On a seasonally adjusted basis, unemployment stood at 4.00 percent, down 0.01 percentage points from a month earlier and down 0.21 percentage points from the same period last year, it said.
Based on past patterns, the jobless rate is expected to fall further in November and December, as more graduates find jobs and other workers are unlikely to leave jobs before the payment of year-end bonuses, said Liu Bei-chern (劉北辰), the deputy director of the DGBAS' census bureau.
"The jobless rate for the remaining two months has the chance to fall below 4 percent," Liu said, adding the full-year jobless rate for this year will likely be around 4 percent.
Unemployment in the 10 months to October averaged 4.17 percent, down 0.33 percent from a year earlier, he added.
The statistics agency said 424,000 people were out of work during October, a decrease of 6,000 from September.
Some 5,000 people became unemployed in October after leaving jobs because of dissatisfaction while the number of first-time job seekers fell 12,000 during the month.

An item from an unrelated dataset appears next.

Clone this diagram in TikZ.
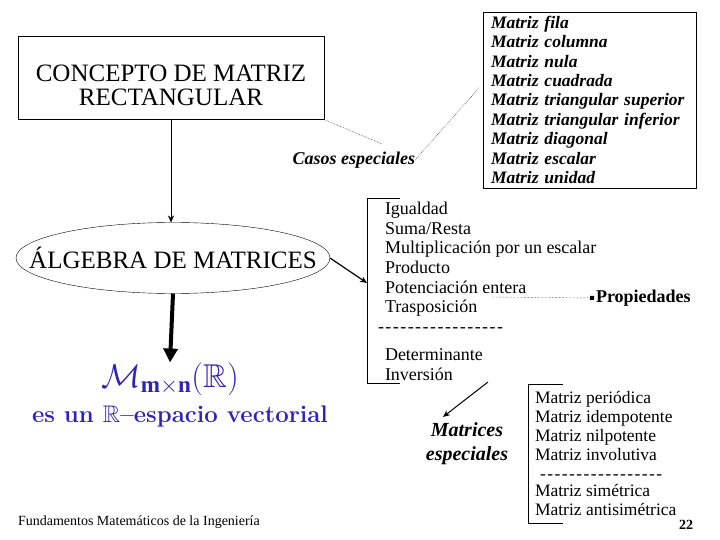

The eligible workforce in October was 10.41 million.
Low unemployment may make households more inclined to spend, helping President Chen Shui-bian's (陳水扁) government achieve its 4 percent economic-growth target for this year. Credit Suisse First Boston predicts consumer spending in Taiwan will rise more than 4 percent next year after a projected gain of 3.5 percent this year.
The DGBAS last week revised its economic forecast upward for the year to 3.8 percent from 3.65 percent in August, citing robust exports.